= Rajasthan Forest Service =

State service of the Government of Rajasthan, India

The Rajasthan Forest Service (RFS) is one of the state services of the Government of Rajasthan, the prominent two being the Rajasthan Administrative Service (RAS) and the Rajasthan Police Service (RPS). The officers of Rajasthan Forest Service are governed by the provisions of The Rajasthan Forest Service Rules, 1962.

==Posts==
RFS officers start service as Assistant Conservator of Forests (ACF) (Hindi: सहायक वन संरक्षक) and Forest Range Officer (FRO) (Hindi: वन रेंज अधिकारी) in training period. The senior position among these is the ACF, which after considerable time, gets promoted to Deputy Conservator of Forests (DCF) (Hindi: उप वन संरक्षक).
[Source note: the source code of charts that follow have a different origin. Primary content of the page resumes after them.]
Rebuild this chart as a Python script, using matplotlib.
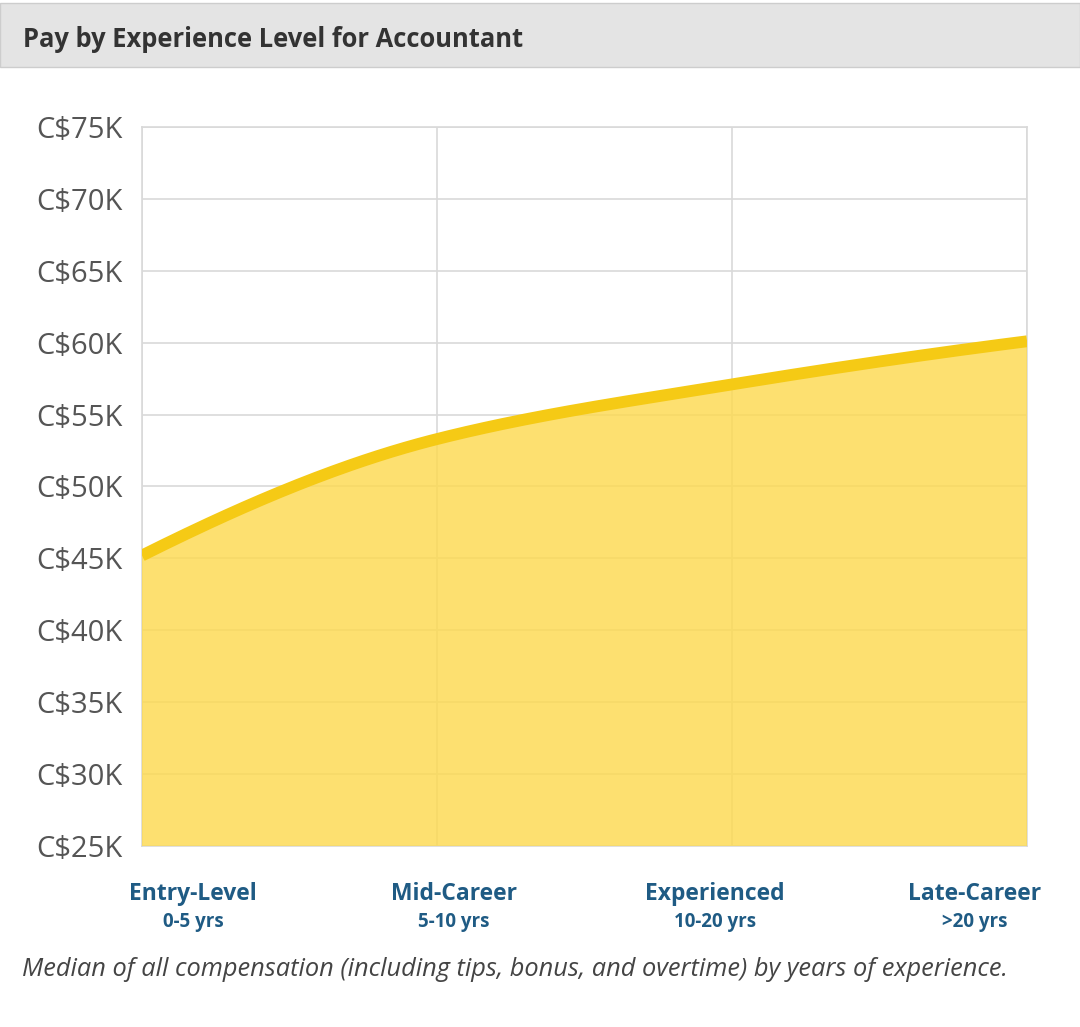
import matplotlib.pyplot as plt
import matplotlib.patches as patches
import numpy as np

# data (in thousands of C$)
levels = ['Entry-Level', 'Mid-Career', 'Experienced', 'Late-Career']
years = ['0-5 yrs', '5-10 yrs', '10-20 yrs', '>20 yrs']
pay = [45.2, 53.3, 57.1, 60.1]
yticks = [25, 30, 35, 40, 45, 50, 55, 60, 65, 70, 75]

plt.rcParams['font.family'] = ['Open Sans', 'DejaVu Sans']


def pchip_curve(x, y, n=200):
    # monotone cubic hermite, only used to draw a smooth line through the points
    x = np.asarray(x, float)
    y = np.asarray(y, float)
    h = np.diff(x)
    d = np.diff(y) / h
    m = np.zeros_like(y)
    for k in range(1, len(x) - 1):
        if d[k - 1] * d[k] > 0:
            w1 = 2 * h[k] + h[k - 1]
            w2 = h[k] + 2 * h[k - 1]
            m[k] = (w1 + w2) / (w1 / d[k - 1] + w2 / d[k])
    m[0] = ((2 * h[0] + h[1]) * d[0] - h[0] * d[1]) / (h[0] + h[1])
    m[-1] = ((2 * h[-1] + h[-2]) * d[-1] - h[-1] * d[-2]) / (h[-1] + h[-2])
    xs = np.linspace(x[0], x[-1], n)
    idx = np.clip(np.searchsorted(x, xs) - 1, 0, len(x) - 2)
    t = (xs - x[idx]) / h[idx]
    h00 = 2 * t**3 - 3 * t**2 + 1
    h10 = t**3 - 2 * t**2 + t
    h01 = -2 * t**3 + 3 * t**2
    h11 = t**3 - t**2
    ys = h00 * y[idx] + h10 * h[idx] * m[idx] + h01 * y[idx + 1] + h11 * h[idx] * m[idx + 1]
    return xs, ys


fig = plt.figure(figsize=(10.8, 10.27), dpi=100)
fig.patch.set_facecolor('white')

# title bar
bar = patches.Rectangle((0, 0.9348), 1, 0.062, transform=fig.transFigure,
                        facecolor='#e4e4e4', edgecolor='#cdcdcd', linewidth=1)
fig.patches.append(bar)
fig.text(0.021, 0.962, 'Pay by Experience Level for Accountant', fontsize=18.4,
         fontweight='bold', color='#333333', va='center', ha='left')

ax = fig.add_axes([0.1315, 0.1763, 0.8195, 0.7])
x_pos = np.arange(len(pay))
xs, ys = pchip_curve(x_pos, pay)

ax.fill_between(xs, 25, ys, facecolor='#fdda50', alpha=0.82, linewidth=0, zorder=3)
ax.plot(xs, ys, color='#f5ca15', linewidth=8.5, solid_capstyle='butt', zorder=4)

ax.set_xlim(0, 3)
ax.set_ylim(25, 75)
ax.set_xticks(x_pos)
ax.set_xticklabels([])
ax.set_yticks(yticks)
ax.set_yticklabels(['C$%dK' % v for v in yticks], fontsize=21, color='#555555')
ax.tick_params(axis='both', length=0, pad=14)
ax.grid(True, color='#d9d9d9', linewidth=1.2, zorder=1)
ax.set_axisbelow(True)
for s in ax.spines.values():
    s.set_color('#d9d9d9')
    s.set_linewidth(1.2)

# category labels sit evenly across the width, not on the grid lines
label_x = [193, 454, 715, 975]
for lx, lev, yr in zip(label_x, levels, years):
    fig.text(lx / 1080, 1 - 894 / 1027, lev, fontsize=16.5, fontweight='bold',
             color='#1f5b84', ha='center', va='center')
    fig.text(lx / 1080, 1 - 922 / 1027, yr, fontsize=13.5, fontweight='bold',
             color='#1f5b84', ha='center', va='center')

fig.text(0.02, 1 - 969 / 1027,
         'Median of all compensation (including tips, bonus, and overtime) by years of experience.',
         fontsize=18.3, style='italic', color='#444444', ha='left', va='center')

fig.savefig('out.png', dpi=100)
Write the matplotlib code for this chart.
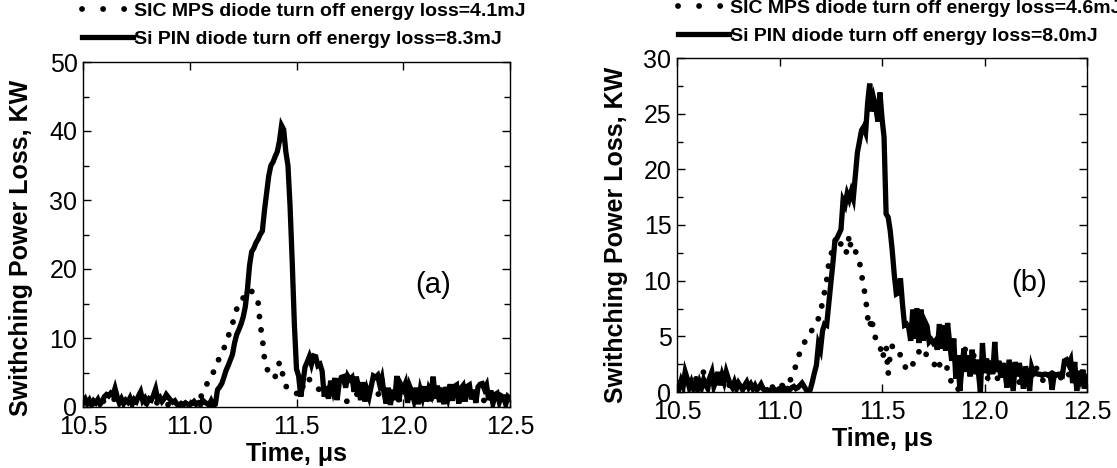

There are five salary-scales in RFS.

==Recruitment==
Officers are recruited through an open competitive examination conducted by the RPSC. A separate competitive exam is conducted for recruitment of following officers of the service -
 1. Assistant Conservator of Forest (ACF)
 2. Forest Range Officer (FRO).

Recently, the Government of Rajasthan has given "out of turn" appointment to 29 sports medallists to different state services, including appointment of 5 sports medallists as Assistant Conservator of Forests (ACF) in RFS.